EZ Lawn Biller supports that kind of workflow by helping you manage statements, customer records, and recurring payments in one place. Instead of handling pricing in one system and billing in another, you keep the process connected. That reduces mistakes and saves time.
A lawn service app also helps with the field side of pricing. When your team can track services, record visit details, and stay aligned with the office, pricing stays tied to real work completed. That improves accuracy and makes your operation easier to manage.
Technology does more than save time. It creates consistency. When your pricing, service tracking, and customer communication all follow the same system, clients get a better experience and your business runs with less confusion. That is especially important for companies that want to grow without losing control of the details.
Adjust Pricing as the Business Changes
Pricing should move with your business. If your costs rise, your equipment improves, or your service mix changes, your pricing should be reviewed too. A rate that worked last season may no longer protect your margins today.

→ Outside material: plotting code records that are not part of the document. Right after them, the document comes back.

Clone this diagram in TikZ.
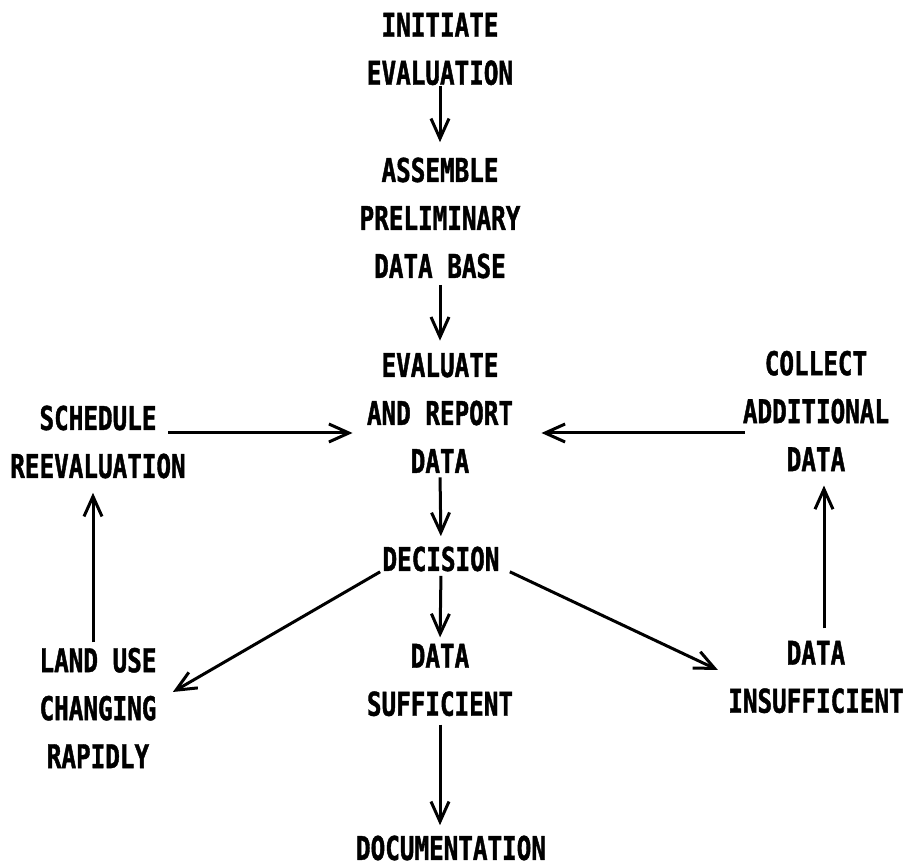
\documentclass[tikz,border=0pt]{standalone}
\usepackage{fontspec}
\newfontfamily\labfont[FakeStretch=0.74,FakeBold=1.2]{DejaVu Sans Mono}
\usetikzlibrary{arrows.meta,calc}
\tikzset{
  lbl/.style={font=\labfont\bfseries\fontsize{16.4}{24}\selectfont, align=center, inner sep=0pt},
  flow/.style={-{Straight Barb[length=10pt,width=9pt]}, line width=1.5pt},
}
\begin{document}
\begin{tikzpicture}[x=0.5pt,y=-0.5pt]
\useasboundingbox (0,0) rectangle (907,865);
% nodes
\node[lbl] (init)     at (440,49)  {INITIATE\\EVALUATION};
\node[lbl] (assemble) at (440,218) {ASSEMBLE\\PRELIMINARY\\DATA BASE};
\node[lbl] (evalrep)  at (440,413) {EVALUATE\\AND REPORT\\DATA};
\node[lbl] (sched)    at (98,442)  {SCHEDULE\\REEVALUATION};
\node[lbl] (collect)  at (816,411) {COLLECT\\ADDITIONAL\\DATA};
\node[lbl] (decision) at (441,559) {DECISION};
\node[lbl] (landuse)  at (98,708)  {LAND USE\\CHANGING\\RAPIDLY};
\node[lbl] (suff)     at (440,680) {DATA\\SUFFICIENT};
\node[lbl] (insuff)   at (816,677) {DATA\\INSUFFICIENT};
\node[lbl] (doc)      at (451,848) {DOCUMENTATION};
% vertical main flow
\draw[flow, shorten <=0pt, shorten >=7.5pt] (init.south) -- (assemble.north);
\draw[flow, shorten <=3pt, shorten >=6pt] (assemble.south) -- (evalrep.north);
\draw[flow, shorten <=2pt, shorten >=5pt] (evalrep.south) -- (decision.north);
\draw[flow, shorten <=2pt, shorten >=3pt] (decision.south) -- (suff.north);
\draw[flow, shorten <=4pt, shorten >=5pt] (suff.south) -- (suff.south |- doc.north);
% horizontal arrows into evaluate
\draw[flow] ($(sched.east)+(-18,-9)$) -- ($(evalrep.west)+(-14,20)$);
\draw[flow] ($(collect.west)+(2,22)$) -- ($(evalrep.east)+(28,20)$);
% side vertical arrows
\draw[flow] ($(landuse.north)+(-5,-5)$) -- ($(sched.south)+(-5,14)$);
\draw[flow] ($(insuff.north)+(8,-12)$) -- ($(collect.south)+(8,14)$);
% diagonals
\draw[flow] ($(decision.south west)+(-2,0)$) -- ($(landuse.east)+(16,-16)$);
\draw[flow] ($(decision.south east)+(10,0)$) -- ($(insuff.west)+(-10,-7)$);
\end{tikzpicture}
\end{document}
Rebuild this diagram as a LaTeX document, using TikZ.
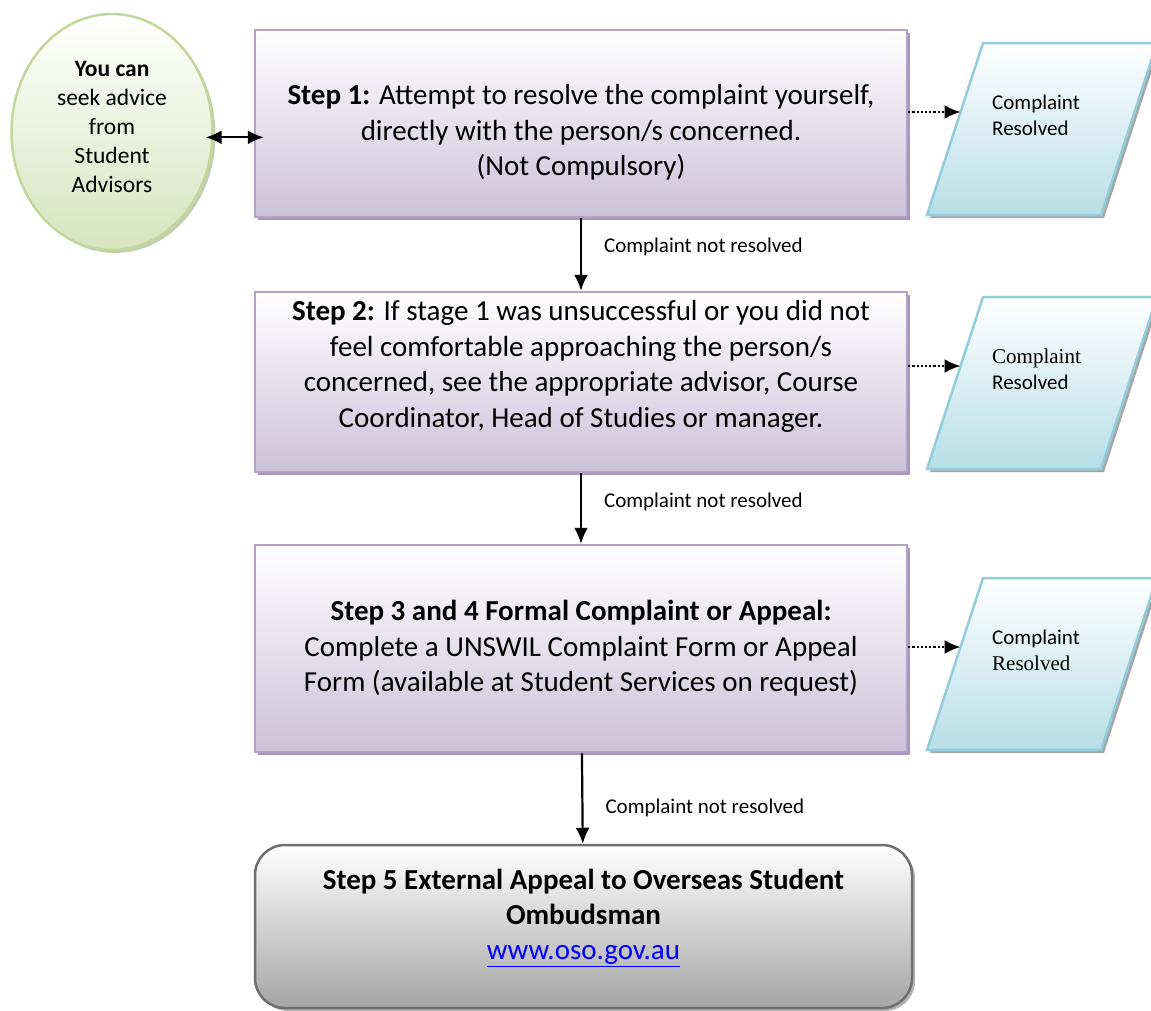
\documentclass[tikz,border=0pt]{standalone}
\usepackage{fontspec}
\setmainfont{Carlito}
\newfontfamily\tnrfont{Liberation Serif}
\usetikzlibrary{arrows.meta,shapes.geometric,shadows,calc}
\definecolor{stepfill}{HTML}{CCC1DA}
\definecolor{stepdraw}{HTML}{B3A2C7}
\definecolor{stepshade}{HTML}{A698B8}
\definecolor{advfill}{HTML}{D7E4BD}
\definecolor{advdraw}{HTML}{C3D69B}
\definecolor{resfill}{HTML}{B7DEE8}
\definecolor{resdraw}{HTML}{93CDDD}
\definecolor{extfill}{HTML}{A5A5A5}
\definecolor{extdraw}{HTML}{6F6F6F}
\definecolor{linkblue}{HTML}{0000FF}
\begin{document}
\begin{tikzpicture}[x=1pt,y=1pt,
  bighead/.tip={Latex[length=16pt,width=14pt]},
  stepbox/.style={rectangle,draw=stepdraw,line width=2.5pt,top color=white,bottom color=stepfill,
    minimum width=652,align=center,font=\fontsize{29}{35.5}\selectfont,
    drop shadow={shadow xshift=3pt,shadow yshift=-3pt,fill=stepshade,opacity=1}},
  advice/.style={ellipse,draw=advdraw,line width=2.5pt,top color=white,bottom color=advfill,
    minimum width=201,minimum height=236,inner sep=0pt,align=center,text depth=10pt,
    font=\fontsize{23.5}{29}\selectfont,
    drop shadow={shadow xshift=3pt,shadow yshift=-3pt,fill=advdraw!80!black!60,opacity=1}},
  resolved/.style={draw=resdraw,line width=2.5pt,top color=white,bottom color=resfill,
    drop shadow={shadow xshift=3pt,shadow yshift=-3pt,fill=gray!70,opacity=1}},
  restext/.style={anchor=west,inner sep=0pt,align=left,font=\fontsize{21}{26}\selectfont},
  external/.style={rectangle,rounded corners=30pt,draw=extdraw,line width=2.5pt,top color=white,bottom color=extfill,
    minimum width=657,minimum height=163,align=center,font=\fontsize{29}{35}\selectfont,
    drop shadow={shadow xshift=3pt,shadow yshift=-3pt,fill=gray!60,opacity=1}},
  flow/.style={-bighead,line width=2.2pt},
  toresolved/.style={-bighead,line width=2.2pt,dotted},
  notres/.style={right=22pt,inner sep=0pt,font=\fontsize{21}{26}\selectfont}]
\useasboundingbox (0,0) rectangle (1151,-1010);
% the steps
\node[stepbox,minimum height=187] (s1) at (581,-123.5)
  {\raisebox{-15.75pt}[0pt][0pt]{\begin{tabular}{@{}c@{}}\textbf{Step 1:} Attempt to resolve the complaint yourself,\\directly with the person/s concerned.\\(Not Compulsory)\end{tabular}}};
\node[stepbox,minimum height=180,text depth=36pt] (s2) at (581,-382)
  {\textbf{Step 2:} If stage 1 was unsuccessful or you did not\\feel comfortable approaching the person/s\\concerned, see the appropriate advisor, Course\\Coordinator, Head of Studies or manager.};
\node[stepbox,minimum height=207] (s3) at (581,-648.5)
  {\textbf{Step 3 and 4 Formal Complaint or Appeal:}\\Complete a UNSWIL Complaint Form or Appeal\\Form (available at Student Services on request)};
\node[external,text depth=24pt] (s5) at (583.5,-926.5)
  {\textbf{Step 5 External Appeal to Overseas Student}\\\textbf{Ombudsman}\\\textcolor{linkblue}{\underline{www.oso.gov.au}}};
% advice
\node[advice] (adv) at (112,-132) {\textbf{You can}\\seek advice\\from\\Student\\Advisors};
% outcomes: parallelograms, then their text
\coordinate (c1) at (1042,-129);
\coordinate (c2) at (1042,-383);
\coordinate (c3) at (1042,-664);
\foreach \c in {c1,c2,c3}
  \draw[resolved] (\c) ++(-115,-86) -- ++(174,0) -- ++(56,172) -- ++(-174,0) -- cycle;
\node[restext] (r1) at ($(c1)+(-50,14)$) {Complaint\\Resolved};
\node[restext] (r2) at ($(c2)+(-50,14)$) {{\tnrfont Complaint}\\Resolved};
\node[restext] (r3) at ($(c3)+(-50,14)$) {Complaint\\{\tnrfont Resolved}};
\coordinate (e1) at ($(c1)+(-81.5,17)$);
\coordinate (e2) at ($(c2)+(-81.5,17)$);
\coordinate (e3) at ($(c3)+(-81.5,17)$);
% connectors
\draw[bighead-bighead,line width=2.2pt,shorten <=-8pt,shorten >=-10pt]
  (adv.-3) -- (adv.-3 -| s1.west);
\draw[flow] (s1) -- node[notres,pos=0.4] {Complaint not resolved} (s2);
\draw[flow] (s2) -- node[notres,pos=0.4] {Complaint not resolved} (s3);
\draw[flow] (s3) -- node[notres,pos=0.6] {Complaint not resolved} (s5);
\draw[toresolved] (s1.east |- e1) -- (e1);
\draw[toresolved] (s2.east |- e2) -- (e2);
\draw[toresolved] (s3.east |- e3) -- (e3);
\end{tikzpicture}
\end{document}
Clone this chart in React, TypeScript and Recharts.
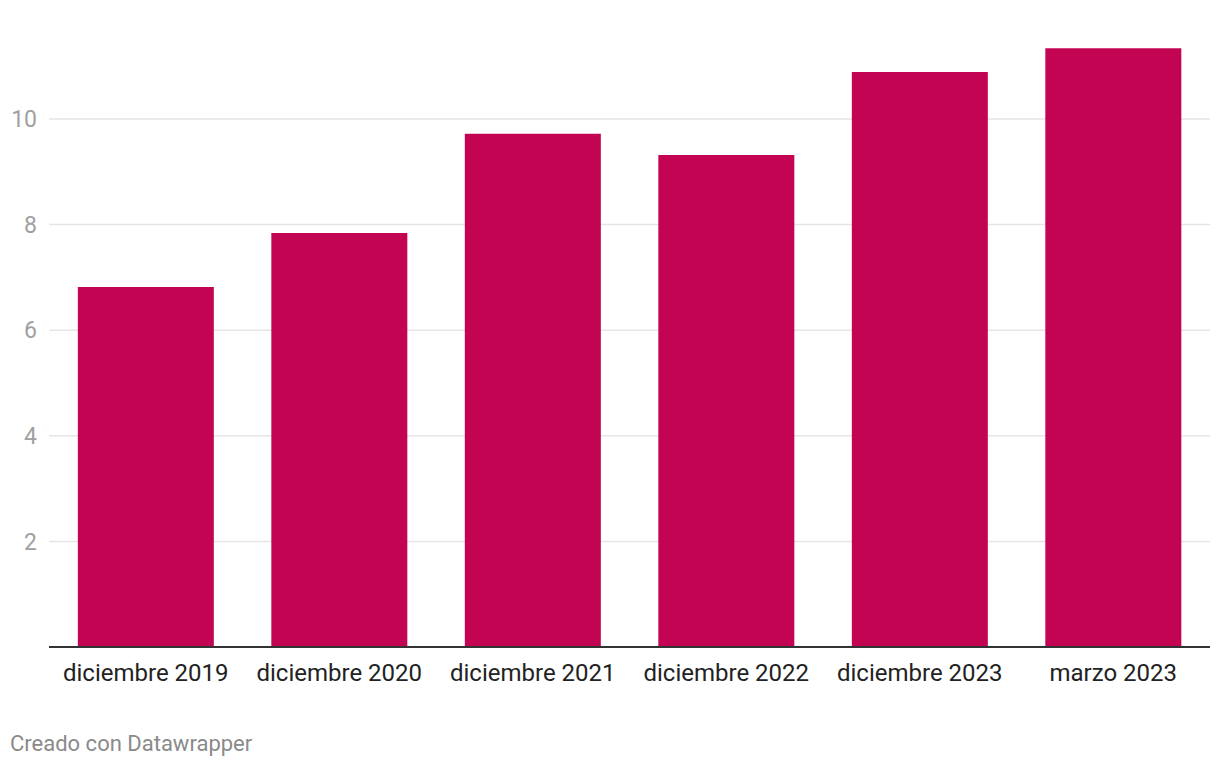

The right time to revisit pricing is not only when something goes wrong. It is also when your business gets more efficient or more valuable. If you add services, improve route planning, or raise the quality of your work, you may have earned the ability to charge more. That is a healthy sign, not a problem.
Customer feedback can help you decide when to adjust. If clients never push back and your schedule fills quickly, your pricing may be lower than it should be. If people regularly question the price before they understand the service, your presentation may need work. Either way, the answer is not to freeze your rates forever. The answer is to keep reviewing them with real business conditions in mind.
Market changes matter too. Labor availability, fuel costs, and customer expectations all shift over time. Lawn companies that check their pricing regularly stay more stable than companies that set a number once and hope it lasts. That steady review protects profitability and keeps the business moving in the right direction.
Follow Best Practices That Hold Up in the Field
Strong pricing comes from discipline. Start by selling value, not just a low number. If you train customers to compare you only on price, you make it harder to protect margins later. If you explain the quality, reliability, and consistency behind your service, you give them a better reason to stay.
Clear service packages help too. When clients know exactly what is included, there is less confusion and fewer objections. That clarity supports both sales and service delivery because everyone understands what the work is supposed to cover.
Stay sharp on pricing strategy by learning from the field. Talk with other operators, review your results, and pay attention to where your best jobs come from. The companies that price well do not rely on instinct alone. They build a process, check it against the market, and refine it as they go.
Price With a System, Not a Guess
Pricing is not a one-time decision. It is part of how you run the business. When you understand your costs, study the market, define your value, communicate clearly, and adjust over time, your pricing becomes a tool instead of a guess. That gives you better margins and a stronger customer relationship.
Technology can make that process easier, especially when billing and service tracking live in the same system. With lawn billing software, you can keep pricing organized and adapt faster as your business changes. The result is a lawn operation that looks more professional, runs more smoothly, and supports steady growth.
Set prices with intention. That is how a lawn pro protects the business and delivers value at the same time.